> Given records

—————

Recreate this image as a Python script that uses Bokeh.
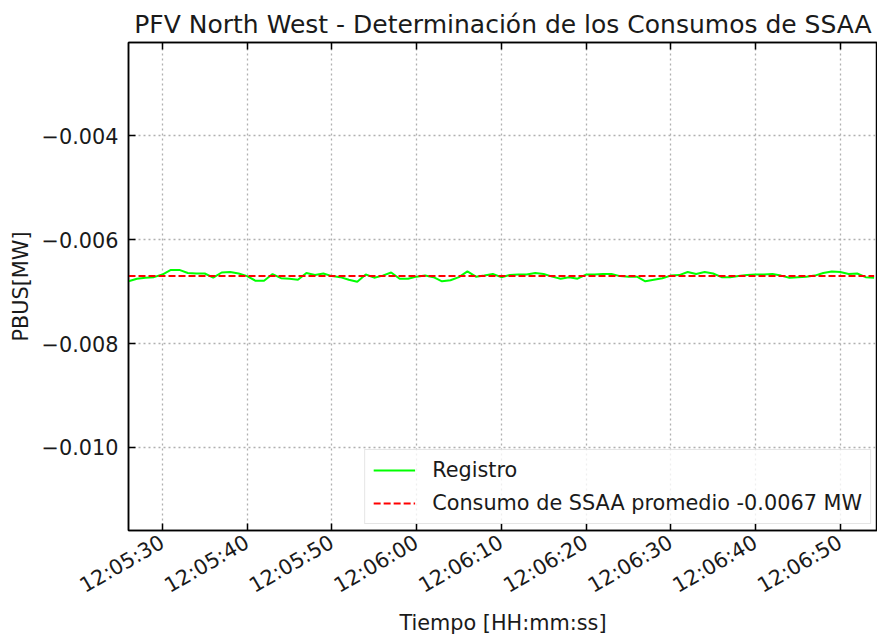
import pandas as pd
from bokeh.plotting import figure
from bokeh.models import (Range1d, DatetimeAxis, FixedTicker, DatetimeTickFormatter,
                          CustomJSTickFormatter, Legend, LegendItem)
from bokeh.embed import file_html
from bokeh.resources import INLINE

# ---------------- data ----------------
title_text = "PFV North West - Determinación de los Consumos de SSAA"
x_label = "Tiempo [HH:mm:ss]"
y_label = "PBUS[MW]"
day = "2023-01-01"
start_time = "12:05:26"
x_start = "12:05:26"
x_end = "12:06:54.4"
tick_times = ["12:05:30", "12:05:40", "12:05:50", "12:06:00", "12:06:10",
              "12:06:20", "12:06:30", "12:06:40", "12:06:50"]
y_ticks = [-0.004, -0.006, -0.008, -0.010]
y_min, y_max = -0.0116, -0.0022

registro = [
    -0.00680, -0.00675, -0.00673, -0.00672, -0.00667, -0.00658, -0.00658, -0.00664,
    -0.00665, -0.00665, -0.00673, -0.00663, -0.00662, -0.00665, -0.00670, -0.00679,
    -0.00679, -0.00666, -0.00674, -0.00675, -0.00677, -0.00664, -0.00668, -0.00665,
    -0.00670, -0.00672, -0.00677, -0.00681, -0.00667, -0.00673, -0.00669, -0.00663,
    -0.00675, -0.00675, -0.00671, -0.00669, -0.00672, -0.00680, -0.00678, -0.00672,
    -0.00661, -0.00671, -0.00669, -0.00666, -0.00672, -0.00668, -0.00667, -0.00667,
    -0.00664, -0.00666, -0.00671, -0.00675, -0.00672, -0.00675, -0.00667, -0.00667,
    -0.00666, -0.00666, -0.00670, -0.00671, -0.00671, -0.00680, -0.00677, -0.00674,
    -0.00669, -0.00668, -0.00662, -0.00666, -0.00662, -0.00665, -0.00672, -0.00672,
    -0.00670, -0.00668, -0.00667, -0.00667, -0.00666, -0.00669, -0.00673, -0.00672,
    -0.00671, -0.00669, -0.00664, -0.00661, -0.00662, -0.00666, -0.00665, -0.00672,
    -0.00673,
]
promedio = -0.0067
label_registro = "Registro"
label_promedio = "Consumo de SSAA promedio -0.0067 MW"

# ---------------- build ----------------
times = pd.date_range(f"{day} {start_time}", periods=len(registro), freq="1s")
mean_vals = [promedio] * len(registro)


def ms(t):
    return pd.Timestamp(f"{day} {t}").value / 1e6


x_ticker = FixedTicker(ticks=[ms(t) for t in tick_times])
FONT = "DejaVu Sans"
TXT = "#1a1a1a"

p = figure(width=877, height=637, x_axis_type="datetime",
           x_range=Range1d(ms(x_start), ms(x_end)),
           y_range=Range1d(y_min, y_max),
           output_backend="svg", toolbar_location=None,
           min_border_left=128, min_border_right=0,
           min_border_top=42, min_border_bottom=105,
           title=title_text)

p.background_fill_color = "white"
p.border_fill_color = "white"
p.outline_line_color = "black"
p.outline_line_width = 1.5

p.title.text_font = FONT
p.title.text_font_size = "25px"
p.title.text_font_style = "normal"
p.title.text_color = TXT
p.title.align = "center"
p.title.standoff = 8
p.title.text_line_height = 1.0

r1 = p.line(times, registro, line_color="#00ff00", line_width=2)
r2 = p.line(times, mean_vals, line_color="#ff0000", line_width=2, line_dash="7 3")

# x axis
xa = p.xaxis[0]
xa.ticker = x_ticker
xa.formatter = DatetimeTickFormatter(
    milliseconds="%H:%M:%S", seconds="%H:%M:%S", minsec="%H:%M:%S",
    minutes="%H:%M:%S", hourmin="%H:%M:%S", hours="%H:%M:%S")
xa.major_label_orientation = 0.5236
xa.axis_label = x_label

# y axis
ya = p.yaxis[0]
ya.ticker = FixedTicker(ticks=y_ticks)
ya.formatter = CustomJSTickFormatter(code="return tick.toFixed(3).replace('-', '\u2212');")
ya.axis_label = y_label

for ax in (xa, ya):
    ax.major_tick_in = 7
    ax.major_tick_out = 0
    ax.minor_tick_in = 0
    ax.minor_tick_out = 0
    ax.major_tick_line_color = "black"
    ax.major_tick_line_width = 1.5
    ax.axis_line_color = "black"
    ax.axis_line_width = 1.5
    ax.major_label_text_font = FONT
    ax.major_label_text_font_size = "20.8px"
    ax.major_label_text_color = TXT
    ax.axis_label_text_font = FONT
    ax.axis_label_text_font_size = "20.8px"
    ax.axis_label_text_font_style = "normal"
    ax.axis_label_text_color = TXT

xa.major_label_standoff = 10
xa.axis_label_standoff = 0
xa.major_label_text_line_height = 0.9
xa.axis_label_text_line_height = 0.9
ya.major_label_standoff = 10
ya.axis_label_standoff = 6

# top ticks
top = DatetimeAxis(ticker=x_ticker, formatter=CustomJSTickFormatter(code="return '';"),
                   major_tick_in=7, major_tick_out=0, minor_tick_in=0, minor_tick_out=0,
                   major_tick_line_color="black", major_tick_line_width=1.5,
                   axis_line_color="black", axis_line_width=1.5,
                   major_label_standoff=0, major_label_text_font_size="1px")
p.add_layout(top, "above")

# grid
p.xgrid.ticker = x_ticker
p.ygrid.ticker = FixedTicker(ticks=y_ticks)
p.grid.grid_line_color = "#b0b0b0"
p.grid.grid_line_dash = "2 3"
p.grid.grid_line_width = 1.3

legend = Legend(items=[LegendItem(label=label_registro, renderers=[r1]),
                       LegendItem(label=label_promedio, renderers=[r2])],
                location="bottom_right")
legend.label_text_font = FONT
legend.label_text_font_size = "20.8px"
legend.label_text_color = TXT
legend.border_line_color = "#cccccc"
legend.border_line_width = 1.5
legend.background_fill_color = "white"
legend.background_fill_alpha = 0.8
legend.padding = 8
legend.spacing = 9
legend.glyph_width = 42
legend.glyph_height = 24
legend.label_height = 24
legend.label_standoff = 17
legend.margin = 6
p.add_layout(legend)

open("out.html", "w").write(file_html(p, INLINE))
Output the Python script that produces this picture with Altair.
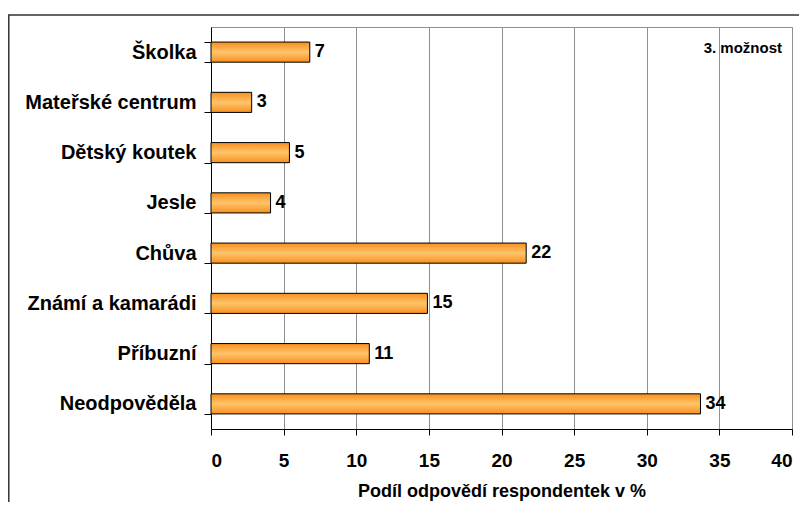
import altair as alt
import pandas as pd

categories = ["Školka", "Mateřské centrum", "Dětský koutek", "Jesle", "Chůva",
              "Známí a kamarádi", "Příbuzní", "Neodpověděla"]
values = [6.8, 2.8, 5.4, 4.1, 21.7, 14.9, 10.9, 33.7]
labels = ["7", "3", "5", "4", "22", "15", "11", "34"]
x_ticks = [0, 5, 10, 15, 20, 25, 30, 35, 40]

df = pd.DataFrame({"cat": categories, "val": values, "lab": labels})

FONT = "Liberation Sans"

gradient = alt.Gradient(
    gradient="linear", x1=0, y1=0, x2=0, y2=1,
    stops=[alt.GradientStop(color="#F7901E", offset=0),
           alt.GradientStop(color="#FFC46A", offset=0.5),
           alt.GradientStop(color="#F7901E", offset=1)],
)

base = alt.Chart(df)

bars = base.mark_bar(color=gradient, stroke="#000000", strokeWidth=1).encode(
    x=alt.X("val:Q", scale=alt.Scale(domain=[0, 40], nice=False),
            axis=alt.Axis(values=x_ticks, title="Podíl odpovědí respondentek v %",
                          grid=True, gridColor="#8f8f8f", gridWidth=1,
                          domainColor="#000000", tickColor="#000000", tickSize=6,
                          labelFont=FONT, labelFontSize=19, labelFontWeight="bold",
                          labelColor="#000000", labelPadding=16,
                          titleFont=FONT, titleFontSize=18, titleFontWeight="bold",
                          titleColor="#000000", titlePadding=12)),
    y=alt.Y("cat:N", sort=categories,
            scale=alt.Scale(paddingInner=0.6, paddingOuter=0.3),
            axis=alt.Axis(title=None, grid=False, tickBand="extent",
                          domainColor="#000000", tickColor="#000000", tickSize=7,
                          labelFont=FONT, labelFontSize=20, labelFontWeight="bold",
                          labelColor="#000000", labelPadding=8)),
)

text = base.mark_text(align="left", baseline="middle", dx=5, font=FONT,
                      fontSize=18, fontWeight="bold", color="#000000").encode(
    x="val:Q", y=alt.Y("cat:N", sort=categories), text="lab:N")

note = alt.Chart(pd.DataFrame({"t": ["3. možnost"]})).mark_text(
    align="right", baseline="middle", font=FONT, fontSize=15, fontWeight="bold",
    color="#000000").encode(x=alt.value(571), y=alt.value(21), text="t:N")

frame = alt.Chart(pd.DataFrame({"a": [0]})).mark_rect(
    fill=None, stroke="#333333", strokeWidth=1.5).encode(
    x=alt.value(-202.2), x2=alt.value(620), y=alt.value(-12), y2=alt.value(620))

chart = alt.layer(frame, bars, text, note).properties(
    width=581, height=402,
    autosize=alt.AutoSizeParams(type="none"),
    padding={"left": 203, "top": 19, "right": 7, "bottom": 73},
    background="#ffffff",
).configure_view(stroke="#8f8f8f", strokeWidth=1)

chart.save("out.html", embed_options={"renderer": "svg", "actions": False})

—————

> What is being asked
Print, exactly as written, the lines above from the first one to the one containing "from bokeh.resources import INLINE". Leave out pictures.

> Worked answer
Recreate this image as a Python script that uses Bokeh.
import pandas as pd
from bokeh.plotting import figure
from bokeh.models import (Range1d, DatetimeAxis, FixedTicker, DatetimeTickFormatter,
                          CustomJSTickFormatter, Legend, LegendItem)
from bokeh.embed import file_html
from bokeh.resources import INLINE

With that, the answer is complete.